A few other thoughts...

Anything related to TOSLINK is likely to be surface mount. So far, I've been able to avoid surface mount on my home projects but most "complex" chips are surface-mount only. You may be able to find one that has fairly reasonable lead spacing. Where I work, we have lots of fine-pitch surface mount parts (CPUs & memory, etc.) and I wouldn't even attempt hand-soldering these.

600ohm headphones by itself. as my headphones a DT770 pro 80ohms my tv can hardly power them

It's a line-level output. You need to add a headphone-amplifier stage. You can buy low-power amplifier chips, and the circuit is easy to build. The LM386 is very popular. I've used the LM380 and some other stereo chip that I can't remember maybe (LM1887?).

If your TV has RCA connectors it's also a line-output, not designed to drive headphones.

...like a normal audio mixer.

Do you really need to mix signals? Doing that in analog is simple with a summing amplifier made from an op-amp. It's also simple in digital (since it's just summing), but for that you need a CPU (or microcontroller).

Since posting I have pretty much a full dac being built to handle my digital to analog control and a lot more knowledge on what I am doing.

I am using this project
http://djuke.nl/projects/3-digital-audio/32-cs4398-dac

The bloke who did it is putting the receiver and dac on a smd to dip converter so I can use those.
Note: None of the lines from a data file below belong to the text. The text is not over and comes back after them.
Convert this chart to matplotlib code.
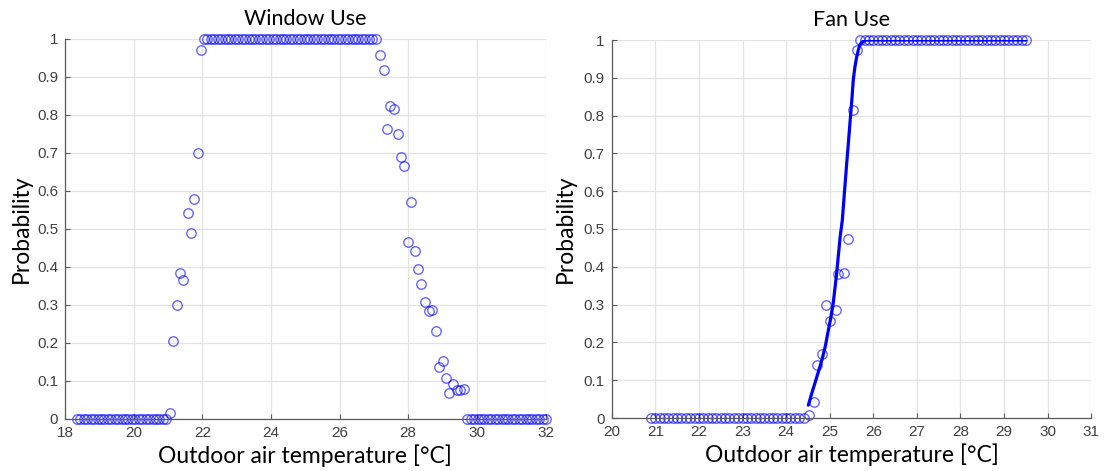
import numpy as np
import matplotlib.pyplot as plt

# window use: bin temperature vs observed probability
win_t = ([18.35 + 0.1 * i for i in range(27)] +
         [21.06, 21.14, 21.26, 21.36, 21.45, 21.57, 21.66, 21.76, 21.87, 21.95] +
         [22.05 + 0.1 * i for i in range(51)] +
         [27.18, 27.28, 27.38, 27.48, 27.59, 27.69, 27.79, 27.88, 27.99, 28.08,
          28.19, 28.29, 28.38, 28.5, 28.6, 28.7, 28.8, 28.9, 29.0, 29.1,
          29.2, 29.3, 29.42, 29.52, 29.62] +
         [29.72 + 0.1 * i for i in range(24)])
win_p = ([0.0] * 27 +
         [0.015, 0.205, 0.30, 0.383, 0.366, 0.542, 0.49, 0.579, 0.70, 0.97] +
         [1.0] * 51 +
         [0.957, 0.918, 0.764, 0.824, 0.817, 0.75, 0.69, 0.666, 0.466, 0.57,
          0.441, 0.395, 0.355, 0.309, 0.284, 0.288, 0.232, 0.137, 0.152, 0.109,
          0.068, 0.091, 0.076, 0.077, 0.079] +
         [0.0] * 24)

# fan use: observed probability
fan_t = ([20.9 + 0.1 * i for i in range(36)] +
         [24.52, 24.63, 24.72, 24.82, 24.92, 25.0, 25.14, 25.19, 25.33, 25.42, 25.53, 25.62] +
         [25.7 + 0.1 * i for i in range(39)])
fan_p = ([0.0] * 36 +
         [0.008, 0.043, 0.14, 0.168, 0.30, 0.257, 0.287, 0.38, 0.383, 0.473, 0.815, 0.973] +
         [1.0] * 39)

# fitted curve
fit_t = [24.51, 24.58, 24.66, 24.74, 24.82, 24.9, 24.97, 25.03, 25.08, 25.16,
         25.24, 25.29, 25.34, 25.39, 25.43, 25.47, 25.51, 25.54, 25.58, 25.62,
         25.66, 25.69, 25.74, 25.79, 25.85, 26.5, 27.5, 28.5, 29.5]
fit_p = [0.034, 0.062, 0.092, 0.122, 0.153, 0.19, 0.233, 0.268, 0.303, 0.383,
         0.48, 0.524, 0.6, 0.674, 0.73, 0.788, 0.845, 0.894, 0.93, 0.956,
         0.975, 0.987, 0.994, 0.998, 1.0, 1.0, 1.0, 1.0, 1.0]

yticks = [i / 10 for i in range(11)]
ylabels = ['0'] + ['%.1f' % v for v in yticks[1:-1]] + ['1']

tick_col = '#404040'
spine_col = '#5a5a5a'
lab_font = 'Lato'
mk = dict(marker='o', ls='none', ms=6.8, mfc='none', mec=(0, 0, 1, 0.6), mew=1.0)

fig = plt.figure(figsize=(11.06, 4.71), dpi=100)
ax1 = fig.add_axes([65 / 1106, 1 - 419 / 471, (545.5 - 65) / 1106, 380 / 471])
ax2 = fig.add_axes([611.7 / 1106, 1 - 418 / 471, (1091.3 - 611.7) / 1106, 378 / 471])


def style(ax, xlim, xticks, title, ylab_x):
    ax.set_xlim(*xlim)
    ax.set_ylim(0, 1)
    ax.set_xticks(xticks)
    ax.set_yticks(yticks)
    ax.set_yticklabels(ylabels)
    ax.grid(True, color='#e3e3e3', lw=0.9)
    ax.set_axisbelow(True)
    for s in ['top', 'right']:
        ax.spines[s].set_visible(False)
    for s in ['left', 'bottom']:
        ax.spines[s].set_color(spine_col)
        ax.spines[s].set_linewidth(0.9)
    ax.tick_params(direction='in', length=3.5, width=0.8, color=spine_col,
                   labelcolor=tick_col, labelsize=11)
    ax.tick_params(axis='x', pad=5)
    ax.tick_params(axis='y', pad=5)
    for lbl in ax.get_xticklabels() + ax.get_yticklabels():
        lbl.set_family('Liberation Sans')
    ax.set_title(title, fontsize=15.5, family=lab_font, pad=10)
    ax.set_xlabel('Outdoor air temperature [°C]', fontsize=16.5, family=lab_font)
    ax.xaxis.set_label_coords(0.5, -0.097)
    ax.xaxis.label.set_va('center')
    ax.set_ylabel('Probability', fontsize=16.5, family=lab_font)
    ax.yaxis.set_label_coords(ylab_x, 0.5)
    ax.yaxis.label.set_va('center')


ax1.plot(win_t, win_p, clip_on=False, **mk)
style(ax1, (18, 32), list(range(18, 33, 2)), 'Window Use', -0.09)

ax2.plot(fit_t, fit_p, color='#0000ff', lw=2.3, solid_capstyle='round')
ax2.plot(fan_t, fan_p, clip_on=False, **mk)
style(ax2, (20, 31), list(range(20, 32)), 'Fan Use', -0.097)

fig.savefig('out.png', dpi=100)
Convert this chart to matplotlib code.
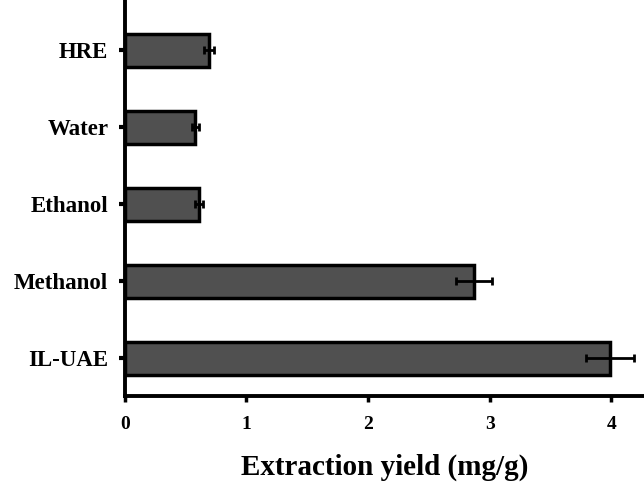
import matplotlib
matplotlib.use("Agg")
import matplotlib.pyplot as plt

categories = ["IL-UAE", "Methanol", "Ethanol", "Water", "HRE"]
values = [3.99, 2.87, 0.61, 0.58, 0.69]
errors = [0.20, 0.15, 0.03, 0.03, 0.04]
xticks = [0, 1, 2, 3, 4]

plt.rcParams['font.family'] = ['Liberation Serif', 'DejaVu Serif']
plt.rcParams['font.weight'] = 'bold'

fig = plt.figure(figsize=(6.44, 4.82), dpi=100)
ax = fig.add_axes([0.194, 0.178, 0.806, 0.822])

ypos = list(range(len(categories)))
ax.barh(ypos, values, height=0.43, color='#505050', edgecolor='black', linewidth=2.5,
        xerr=errors, error_kw=dict(ecolor='black', elinewidth=2, capsize=3, capthick=2))

ax.set_yticks(ypos)
ax.set_yticklabels(categories, fontsize=16.5, fontweight='bold')
ax.set_xticks(xticks)
ax.set_xticklabels([str(t) for t in xticks], fontsize=14, fontweight='bold')
ax.set_xlim(0, 4.27)
ax.set_ylim(-0.49, 4.65)

for s in ['top', 'right']:
    ax.spines[s].set_visible(False)
for s in ['left', 'bottom']:
    ax.spines[s].set_linewidth(2.8)

ax.tick_params(axis='y', direction='out', length=4, width=3, pad=8)
ax.tick_params(axis='x', direction='out', length=4, width=2.5, pad=10)

ax.set_xlabel("Extraction yield (mg/g)", fontsize=21, fontweight='bold', labelpad=15)

fig.savefig("out.png", dpi=100)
For now I am going to just build the dac, then have all the analog outputs summed together through an opamp circuit as you stated.

The 2 ics being used can be controlled directly using i2c communication so I can send that directly through from my arduino. The only things it will be doing it

Switching the output source on the receiver, and controlling the right and left volume levels on the dac

I dont plan for surround sound, my speakers are only 2.1 as its only a small room and I have annoying neighbours. So it wont need to drive or deliver surround sound.

And by outputs I mean 4 headphone (3.5mm) jack style outputs.